#### Data entries ####

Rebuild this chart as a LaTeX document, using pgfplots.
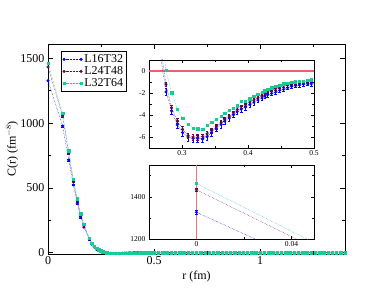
\documentclass[border=0pt]{standalone}
\usepackage{fontspec}
\setmainfont{Liberation Serif}
\usepackage{pgfplots}
\pgfplotsset{compat=1.18}
\usepackage{pgfplotstable}

\definecolor{cblue}{RGB}{0,0,255}
\definecolor{cmaroon}{RGB}{103,7,72}
\definecolor{cturq}{RGB}{20,205,150}
\definecolor{cred}{RGB}{230,70,75}

\pgfplotstableread{
r C e
0 1327 10
0.069 977 8
0.0976 715 7
0.1195 523 6
0.138 382 5
0.1543 274 4
0.169 197 3
0.1952 102 2
0.207 66 2
0.2182 44 1.5
0.2288 27 1
0.239 17 1
0.2488 11 0.8
0.2582 5 0.6
0.2757 -1.9 0.3
0.2842 -3.62 0.35
0.2929 -4.89 0.35
0.301 -5.6 0.35
0.3092 -6.0 0.35
0.3168 -6.13 0.35
0.3238 -6.15 0.35
0.3314 -6.13 0.35
0.338 -5.96 0.3
0.345 -5.6 0.3
0.352 -5.2 0.3
0.3593 -4.86 0.3
0.3648 -4.56 0.28
0.3715 -4.27 0.28
0.378 -3.97 0.27
0.3836 -3.7 0.26
0.3897 -3.47 0.25
0.3962 -3.29 0.25
0.4028 -3.05 0.24
0.4089 -2.84 0.23
0.415 -2.64 0.22
0.4212 -2.46 0.22
0.4255 -2.28 0.21
0.4298 -2.16 0.21
0.4358 -2.04 0.2
0.4419 -1.93 0.2
0.448 -1.75 0.2
0.454 -1.66 0.2
0.46 -1.51 0.19
0.466 -1.4 0.19
0.472 -1.33 0.18
0.478 -1.27 0.18
0.484 -1.21 0.18
0.4905 -1.16 0.17
0.496 -1.18 0.17
0.502 -1.15 0.17
0.52 -1.08 0.1
0.54 -1.0 0.1
0.56 -0.93 0.1
0.58 -0.86 0.1
0.60 -0.8 0.1
0.62 -0.74 0.1
0.64 -0.69 0.1
0.66 -0.64 0.1
0.68 -0.6 0.1
0.70 -0.56 0.1
0.72 -0.52 0.1
0.74 -0.49 0.1
0.76 -0.46 0.1
0.78 -0.43 0.1
0.80 -0.41 0.1
0.82 -0.39 0.1
0.84 -0.37 0.1
0.86 -0.35 0.1
0.88 -0.34 0.1
0.90 -0.33 0.1
0.92 -0.32 0.1
0.94 -0.31 0.1
0.96 -0.3 0.1
}\tblA

\pgfplotstableread{
r C e
0 1433 7
0.069 1053 6
0.0976 765 5
0.1195 550 4
0.138 400 3.5
0.1543 290 3
0.169 210 2.5
0.1952 107 1.5
0.207 70 1.2
0.2182 47 1
0.2288 29 0.8
0.239 19 0.6
0.2488 12 0.5
0.2582 6 0.4
0.2757 -1.2 0.2
0.2842 -3.35 0.25
0.2929 -4.53 0.25
0.301 -5.3 0.25
0.3092 -5.87 0.25
0.3168 -6.01 0.25
0.3238 -6.02 0.25
0.3314 -5.96 0.25
0.338 -5.72 0.22
0.345 -5.42 0.22
0.352 -5.07 0.2
0.3593 -4.68 0.2
0.3648 -4.39 0.2
0.3715 -4.09 0.18
0.378 -3.79 0.18
0.3836 -3.5 0.17
0.3897 -3.23 0.16
0.3962 -3.08 0.16
0.4028 -2.84 0.15
0.4089 -2.64 0.15
0.415 -2.46 0.14
0.4212 -2.25 0.14
0.4255 -2.04 0.13
0.4298 -1.9 0.13
0.4358 -1.75 0.13
0.4419 -1.6 0.12
0.448 -1.45 0.12
0.454 -1.33 0.12
0.46 -1.21 0.12
0.466 -1.16 0.11
0.472 -1.1 0.11
0.478 -1.04 0.11
0.484 -0.98 0.11
0.4905 -0.92 0.1
0.496 -0.86 0.1
0.502 -0.82 0.1
0.52 -0.76 0.08
0.54 -0.7 0.08
0.56 -0.64 0.08
0.58 -0.58 0.08
0.60 -0.53 0.08
0.62 -0.49 0.08
0.64 -0.45 0.08
0.66 -0.41 0.08
0.68 -0.38 0.08
0.70 -0.35 0.08
0.72 -0.32 0.08
0.74 -0.3 0.08
0.76 -0.28 0.08
0.78 -0.26 0.08
0.80 -0.24 0.08
0.82 -0.22 0.08
0.84 -0.21 0.08
0.86 -0.2 0.08
0.88 -0.19 0.08
0.90 -0.18 0.08
0.92 -0.17 0.08
0.94 -0.16 0.08
0.96 -0.15 0.08
0.98 -0.14 0.08
1.00 -0.13 0.08
1.02 -0.12 0.08
1.04 -0.12 0.08
1.06 -0.11 0.08
1.08 -0.11 0.08
1.10 -0.1 0.08
1.12 -0.1 0.08
1.14 -0.09 0.08
1.16 -0.09 0.08
1.18 -0.08 0.08
1.20 -0.08 0.08
1.22 -0.07 0.08
1.24 -0.07 0.08
1.26 -0.06 0.08
1.28 -0.06 0.08
1.30 -0.06 0.08
1.32 -0.05 0.08
1.34 -0.05 0.08
1.36 -0.05 0.08
1.38 -0.04 0.08
1.40 -0.04 0.08
1.42 -0.04 0.08
}\tblB

\pgfplotstableread{
r C e
0 1463 4
0.069 1075 4
0.0976 787 3
0.1195 569 3
0.138 415 2.5
0.1543 300 2
0.169 221 2
0.1952 113 1.5
0.207 75 1
0.2182 52 0.8
0.2288 33 0.6
0.239 22 0.5
0.2488 14 0.4
0.2582 9 0.3
0.2757 0.05 0.05
0.2842 -1.98 0.06
0.2929 -3.47 0.06
0.301 -4.29 0.06
0.3092 -4.86 0.06
0.3168 -5.18 0.06
0.3238 -5.24 0.06
0.3314 -5.27 0.06
0.338 -4.92 0.06
0.345 -4.68 0.06
0.352 -4.38 0.06
0.3593 -4.09 0.06
0.3648 -3.82 0.05
0.3715 -3.58 0.05
0.378 -3.38 0.05
0.3836 -3.14 0.05
0.3897 -2.73 0.05
0.3962 -2.73 0.05
0.4028 -2.52 0.05
0.4089 -2.31 0.05
0.415 -2.11 0.05
0.4212 -1.93 0.05
0.4255 -1.78 0.05
0.4298 -1.63 0.05
0.4358 -1.51 0.05
0.4419 -1.36 0.05
0.448 -1.27 0.05
0.454 -1.16 0.05
0.46 -1.09 0.05
0.466 -1.04 0.05
0.472 -0.98 0.05
0.478 -0.95 0.05
0.484 -0.92 0.05
0.4905 -0.86 0.05
0.496 -0.8 0.05
0.502 -0.76 0.05
0.52 -0.7 0.05
0.54 -0.64 0.05
0.56 -0.58 0.05
0.58 -0.53 0.05
0.60 -0.48 0.05
0.62 -0.44 0.05
0.64 -0.4 0.05
0.66 -0.37 0.05
0.68 -0.34 0.05
0.70 -0.31 0.05
0.72 -0.29 0.05
0.74 -0.27 0.05
0.76 -0.25 0.05
0.78 -0.23 0.05
0.80 -0.21 0.05
0.82 -0.2 0.05
0.84 -0.19 0.05
0.86 -0.18 0.05
0.88 -0.17 0.05
0.90 -0.16 0.05
0.92 -0.15 0.05
0.94 -0.14 0.05
0.96 -0.13 0.05
0.98 -0.12 0.05
1.00 -0.12 0.05
1.02 -0.11 0.05
1.04 -0.1 0.05
1.06 -0.1 0.05
1.08 -0.09 0.05
1.10 -0.09 0.05
1.12 -0.08 0.05
1.14 -0.08 0.05
1.16 -0.07 0.05
1.18 -0.07 0.05
1.20 -0.06 0.05
1.22 -0.06 0.05
1.24 -0.05 0.05
1.26 -0.05 0.05
1.28 -0.05 0.05
1.30 -0.04 0.05
1.32 -0.04 0.05
1.34 -0.04 0.05
1.36 -0.03 0.05
1.38 -0.03 0.05
1.40 -0.03 0.05
1.42 -0.03 0.05
}\tblC

\pgfplotsset{
  myaxis/.style={
    anchor=south west, scale only axis,
    tick align=inside, axis background/.style={fill=white},
    /pgf/number format/assume math mode=true,
    scaled x ticks=false, scaled y ticks=false,
    tick style={black, line width=0.5pt},
  },
  sA/.style={cblue, densely dotted, line width=0.45pt, mark=*, mark size=1.3pt, mark options={solid},
    error bars/.cd, y dir=both, y explicit, error bar style={solid, line width=0.5pt}},
  sB/.style={cmaroon, densely dotted, line width=0.45pt, mark=*, mark size=1.3pt, mark options={solid},
    error bars/.cd, y dir=both, y explicit, error bar style={solid, line width=0.5pt}},
  sC/.style={cturq, densely dotted, line width=0.45pt, mark=square*, mark size=1.2pt, mark options={solid},
    error bars/.cd, y dir=both, y explicit, error bar style={solid, line width=0.5pt}},
}

\begin{document}
\begin{tikzpicture}
\path[use as bounding box] (0,0) rectangle (388bp,300bp);

% main axis
\begin{axis}[myaxis,
  at={(48bp,46bp)}, width=297bp, height=210bp,
  xmin=0, xmax=1.4, ymin=-10, ymax=1610,
  xtick={0,0.5,1}, xticklabels={0,0.5,1},
  minor xtick={0.25,0.75,1.25},
  ytick={0,500,1000,1500}, yticklabels={0,500,1000,1500},
  minor ytick={250,750,1250},
  major tick length=5bp, minor tick length=3bp,
  axis line style={line width=0.9pt},
  tick label style={font=\fontsize{12bp}{14bp}\selectfont},
  xticklabel style={yshift=1bp},
  xlabel={r (fm)}, ylabel={C(r) (fm$^{-8}$)},
  label style={font=\fontsize{12bp}{14bp}\selectfont},
  xlabel style={at={(axis description cs:0.5,0)}, anchor=north, yshift=-14bp},
  ylabel style={at={(axis description cs:-0.121,0.5)}, anchor=center},
  legend style={at={(axis description cs:0.044,0.967)}, anchor=north west,
    font=\fontsize{12bp}{12bp}\selectfont, draw=black, line width=0.5pt,
    inner sep=1.5pt, row sep=-1.5pt, cells={anchor=west}},
  legend image code/.code={\draw[#1, mark repeat=2, mark phase=1] plot coordinates {(0bp,0bp) (8.5bp,0bp) (17bp,0bp)};},
]
\addplot+[sA] table[x=r, y=C, y error=e] {\tblA};
\addlegendentry{L16T32}
\addplot+[sB] table[x=r, y=C, y error=e] {\tblB};
\addlegendentry{L24T48}
\addplot+[sC] table[x=r, y=C, y error=e] {\tblC};
\addlegendentry{L32T64}
\end{axis}

% inset 1
\begin{axis}[myaxis,
  at={(149bp,152bp)}, width=165bp, height=88bp,
  xmin=0.25, xmax=0.5, ymin=-7, ymax=1,
  xtick={0.3,0.4,0.5}, xticklabels={0.3,0.4,0.5},
  minor xtick={0.35,0.45},
  ytick={-6,-4,-2,0}, yticklabels={-6,-4,-2,0},
  minor ytick={-7,-5,-3,-1,1},
  major tick length=3.5bp, minor tick length=2.5bp,
  axis line style={line width=0.6pt},
  tick label style={font=\fontsize{7.5bp}{9bp}\selectfont},
  xticklabel style={yshift=1bp},
]
\addplot[draw=cred!85, solid, no marks, line width=1.1pt, forget plot] coordinates {(0.25,0) (0.5,0)};
\addplot+[sA] table[x=r, y=C, y error=e] {\tblA};
\addplot+[sB] table[x=r, y=C, y error=e] {\tblB};
\addplot+[sC] table[x=r, y=C, y error=e] {\tblC};
\end{axis}

% inset 2
\begin{axis}[myaxis,
  at={(149bp,60.7bp)}, width=165bp, height=74.3bp,
  xmin=-0.02, xmax=0.0495, ymin=1200, ymax=1550,
  xtick={0,0.04}, xticklabels={0,0.04},
  minor xtick={-0.02,0.02},
  ytick={1200,1400}, yticklabels={1200,1400},
  minor ytick={1300,1500},
  major tick length=3.5bp, minor tick length=2.5bp,
  axis line style={line width=0.6pt},
  tick label style={font=\fontsize{7.5bp}{9bp}\selectfont},
  xticklabel style={yshift=1bp},
]
\addplot[draw=cred!75, solid, no marks, line width=1.5pt, forget plot] coordinates {(0,1200) (0,1550)};
\addplot+[sA] table[x=r, y=C, y error=e] {\tblA};
\addplot+[sB] table[x=r, y=C, y error=e] {\tblB};
\addplot+[sC] table[x=r, y=C, y error=e] {\tblC};
\end{axis}
\end{tikzpicture}
\end{document}
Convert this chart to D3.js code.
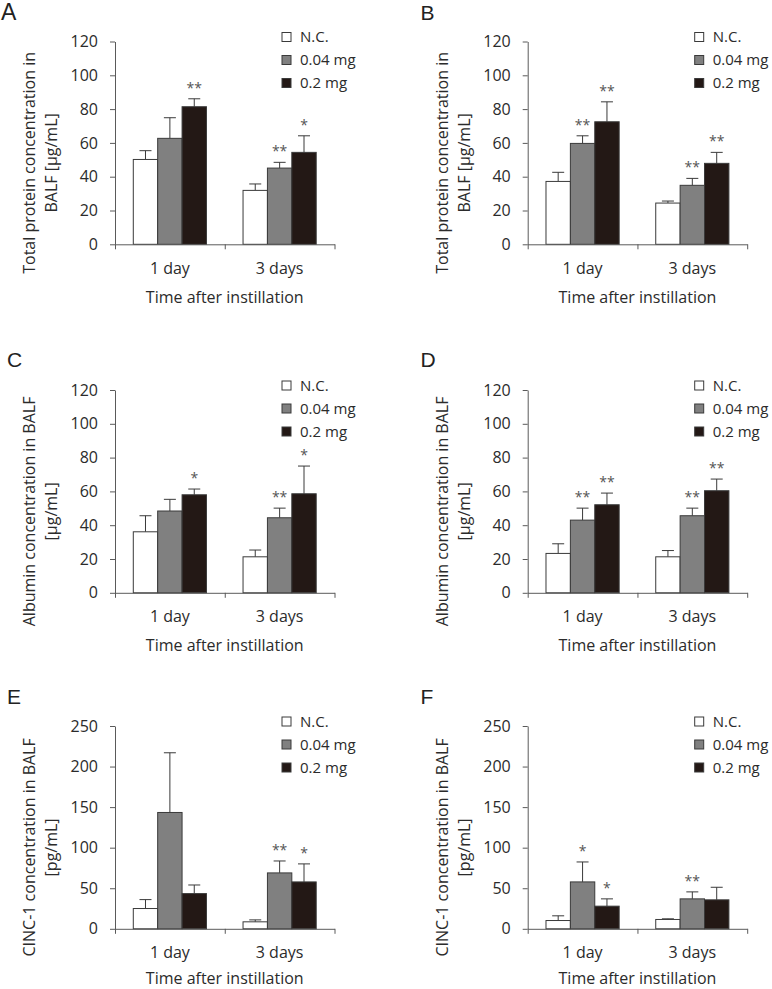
<!DOCTYPE html>
<html>
<head>
<meta charset="utf-8">
<script src="https://cdn.jsdelivr.net/npm/d3@7"></script>
<style>
  html, body { margin: 0; padding: 0; background: #fff; }
  svg { display: block; }
  text { font-family: "Open Sans", "Noto Sans", sans-serif; fill: #2b2b2b; }
</style>
</head>
<body>
<svg id="chart" width="772" height="989"></svg>
<script>
// ---------------- data ----------------
const groups = ["1 day", "3 days"];
const series = ["N.C.", "0.04 mg", "0.2 mg"];
const panelLetters = ["A", "B", "C", "D", "E", "F"];
const xTitle = "Time after instillation";
const yTitles = [
  ["Total protein concentration in", "BALF [μg/mL]"],
  ["Total protein concentration in", "BALF [μg/mL]"],
  ["Albumin concentration in BALF", "[μg/mL]"],
  ["Albumin concentration in BALF", "[μg/mL]"],
  ["CINC-1 concentration in BALF", "[pg/mL]"],
  ["CINC-1 concentration in BALF", "[pg/mL]"]
];
const yMax = [120, 120, 120, 120, 250, 250];
const yTicksA = [0, 20, 40, 60, 80, 100, 120];
const yTicksE = [0, 50, 100, 150, 200, 250];

// means [group][series]
const meanA = [[50.2, 62.7, 81.4], [31.9, 45.1, 54.4]];
const meanB = [[37.2, 59.7, 72.5], [24.4, 34.9, 47.9]];
const meanC = [[36.1, 48.4, 58.0], [21.3, 44.4, 58.6]];
const meanD = [[23.3, 43.0, 52.1], [21.3, 45.6, 60.4]];
const meanE = [[25.0, 143.4, 43.4], [8.6, 68.9, 57.8]];
const meanF = [[10.2, 57.8, 27.9], [11.5, 36.9, 35.7]];
// error bars (upper) [group][series]
const errA = [[5.2, 12.2, 4.7], [3.8, 3.4, 9.8]];
const errB = [[5.4, 4.5, 11.8], [1.2, 4.1, 6.5]];
const errC = [[9.5, 6.9, 3.4], [4.0, 5.7, 16.4]];
const errD = [[5.7, 7.1, 6.9], [3.7, 4.5, 6.9]];
const errE = [[11.0, 73.6, 10.6], [2.4, 14.7, 22.2]];
const errF = [[5.8, 24.6, 9.0], [0.8, 8.6, 15.5]];
// significance marks
const sigA = [["", "", "**"], ["", "**", "*"]];
const sigB = [["", "**", "**"], ["", "**", "**"]];
const sigC = [["", "", "*"], ["", "**", "*"]];
const sigD = [["", "**", "**"], ["", "**", "**"]];
const sigE = [["", "", ""], ["", "**", "*"]];
const sigF = [["", "*", "*"], ["", "**", ""]];

const means = [meanA, meanB, meanC, meanD, meanE, meanF];
const errs = [errA, errB, errC, errD, errE, errF];
const sigs = [sigA, sigB, sigC, sigD, sigE, sigF];
const yTicks = [yTicksA, yTicksA, yTicksA, yTicksA, yTicksE, yTicksE];

// ---------------- layout / style ----------------
const colX = [115, 527.7];
const rowY = [41.5, 390, 726];
const xTitleOffset = [59, 58, 55];
const W = 219.5, H = 202.8;
const fills = ["#ffffff", "#808080", "#231815"];
const axisColor = "#5a5a5a";
const barStroke = "#3a3a3a";

const svg = d3.select("#chart");

panelLetters.forEach((letter, i) => {
  const col = i % 2, row = Math.floor(i / 2);
  const ox = colX[col], oy = rowY[row];
  const g = svg.append("g").attr("transform", `translate(${ox},${oy})`);

  const y = d3.scaleLinear().domain([0, yMax[i]]).range([H, 0]);
  const x0 = d3.scaleBand().domain(groups).range([0, W]).paddingInner(0).paddingOuter(0);
  const x1 = d3.scaleBand().domain(series).range([0, x0.bandwidth()]).paddingInner(0).paddingOuter(0.75);

  // panel letter
  svg.append("text")
    .attr("x", col === 0 ? (row === 0 ? 1 : 7) : 420.5)
    .attr("y", row === 0 ? 19.5 : (row === 1 ? 366.5 : 703.5))
    .style("font-family", "'Liberation Sans', Arial, sans-serif")
    .style("font-size", row === 0 && col === 0 ? "23px" : "21px")
    .style("fill", "#222")
    .text(letter);

  const data = [];
  groups.forEach((grp, gi) => series.forEach((s, si) => {
    data.push({grp, s, si, v: means[i][gi][si], e: errs[i][gi][si], sig: sigs[i][gi][si]});
  }));

  // error bars
  const eb = g.append("g").attr("stroke", "#3a3a3a").attr("stroke-width", 1);
  data.forEach(d => {
    const cx = x0(d.grp) + x1(d.s) + x1.bandwidth() / 2;
    eb.append("line").attr("x1", cx).attr("x2", cx).attr("y1", y(d.v)).attr("y2", y(d.v + d.e));
    eb.append("line").attr("x1", cx - 6).attr("x2", cx + 6).attr("y1", y(d.v + d.e)).attr("y2", y(d.v + d.e));
  });

  // bars
  g.append("g").selectAll("rect").data(data).join("rect")
    .attr("x", d => x0(d.grp) + x1(d.s))
    .attr("y", d => y(d.v))
    .attr("width", x1.bandwidth())
    .attr("height", d => H - y(d.v))
    .attr("fill", d => fills[d.si])
    .attr("stroke", barStroke)
    .attr("stroke-width", 1);

  // significance stars
  g.append("g").selectAll("text").data(data.filter(d => d.sig)).join("text")
    .attr("x", d => x0(d.grp) + x1(d.s) + x1.bandwidth() / 2)
    .attr("y", d => y(d.v + d.e) - 6)
    .attr("text-anchor", "middle")
    .style("font-size", "14px")
    .style("fill", "#555")
    .text(d => d.sig);

  // y axis
  const ya = g.append("g").call(
    d3.axisLeft(y).tickValues(yTicks[i]).tickSize(5).tickSizeOuter(0).tickPadding(12)
  );
  ya.select(".domain").attr("stroke", axisColor);
  ya.selectAll(".tick line").attr("stroke", axisColor);
  ya.selectAll(".tick text").style("font-size", "16px").style("fill", "#2b2b2b")
    .style("font-family", "'Open Sans', sans-serif");

  // x axis boundary ticks
  const xb = d3.scaleLinear().domain([0, groups.length]).range([0, W]);
  const xa = g.append("g").attr("transform", `translate(0,${H})`).call(
    d3.axisBottom(xb).tickValues(d3.range(groups.length + 1)).tickFormat("").tickSize(5).tickSizeOuter(0)
  );
  xa.select(".domain").attr("stroke", axisColor);
  xa.selectAll(".tick line").attr("stroke", axisColor);

  // x axis category labels
  const xl = g.append("g").attr("transform", `translate(0,${H})`).call(
    d3.axisBottom(x0).tickSize(0).tickPadding(18)
  );
  xl.select(".domain").remove();
  xl.selectAll(".tick text").style("font-size", "16px").style("fill", "#2b2b2b")
    .style("font-family", "'Open Sans', sans-serif");

  // x title
  g.append("text")
    .attr("x", W / 2).attr("y", H + xTitleOffset[row])
    .attr("text-anchor", "middle")
    .style("font-size", "16px")
    .text(xTitle);

  // y title
  const yc = H / 2 + 20;
  yTitles[i].forEach((line, li) => {
    g.append("text")
      .attr("transform", `translate(${li === 0 ? -80 : -58},${yc}) rotate(-90)`)
      .attr("text-anchor", "middle")
      .style("font-size", "16px")
      .text(line);
  });

  // legend
  const lg = g.append("g").attr("transform", `translate(167,-4.5)`);
  series.forEach((s, si) => {
    lg.append("rect")
      .attr("x", 0).attr("y", si * 23 - 4.5)
      .attr("width", 9).attr("height", 9)
      .attr("fill", fills[si]).attr("stroke", barStroke).attr("stroke-width", 1);
    lg.append("text")
      .attr("x", 18).attr("y", si * 23)
      .attr("dy", "0.36em")
      .style("font-size", "15px")
      .text(s);
  });
});
</script>
</body>
</html>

####

To be done:
Extract from the material above the stretch running from the line containing "Convert this chart to D3.js code." through the line containing "const yTicksE = [0, 50, 100, 150, 200, 250];". Keep the text exact and the pictures out.

Completed task:
Convert this chart to D3.js code.
<!DOCTYPE html>
<html>
<head>
<meta charset="utf-8">
<script src="https://cdn.jsdelivr.net/npm/d3@7"></script>
<style>
  html, body { margin: 0; padding: 0; background: #fff; }
  svg { display: block; }
  text { font-family: "Open Sans", "Noto Sans", sans-serif; fill: #2b2b2b; }
</style>
</head>
<body>
<svg id="chart" width="772" height="989"></svg>
<script>
// ---------------- data ----------------
const groups = ["1 day", "3 days"];
const series = ["N.C.", "0.04 mg", "0.2 mg"];
const panelLetters = ["A", "B", "C", "D", "E", "F"];
const xTitle = "Time after instillation";
const yTitles = [
  ["Total protein concentration in", "BALF [μg/mL]"],
  ["Total protein concentration in", "BALF [μg/mL]"],
  ["Albumin concentration in BALF", "[μg/mL]"],
  ["Albumin concentration in BALF", "[μg/mL]"],
  ["CINC-1 concentration in BALF", "[pg/mL]"],
  ["CINC-1 concentration in BALF", "[pg/mL]"]
];
const yMax = [120, 120, 120, 120, 250, 250];
const yTicksA = [0, 20, 40, 60, 80, 100, 120];
const yTicksE = [0, 50, 100, 150, 200, 250];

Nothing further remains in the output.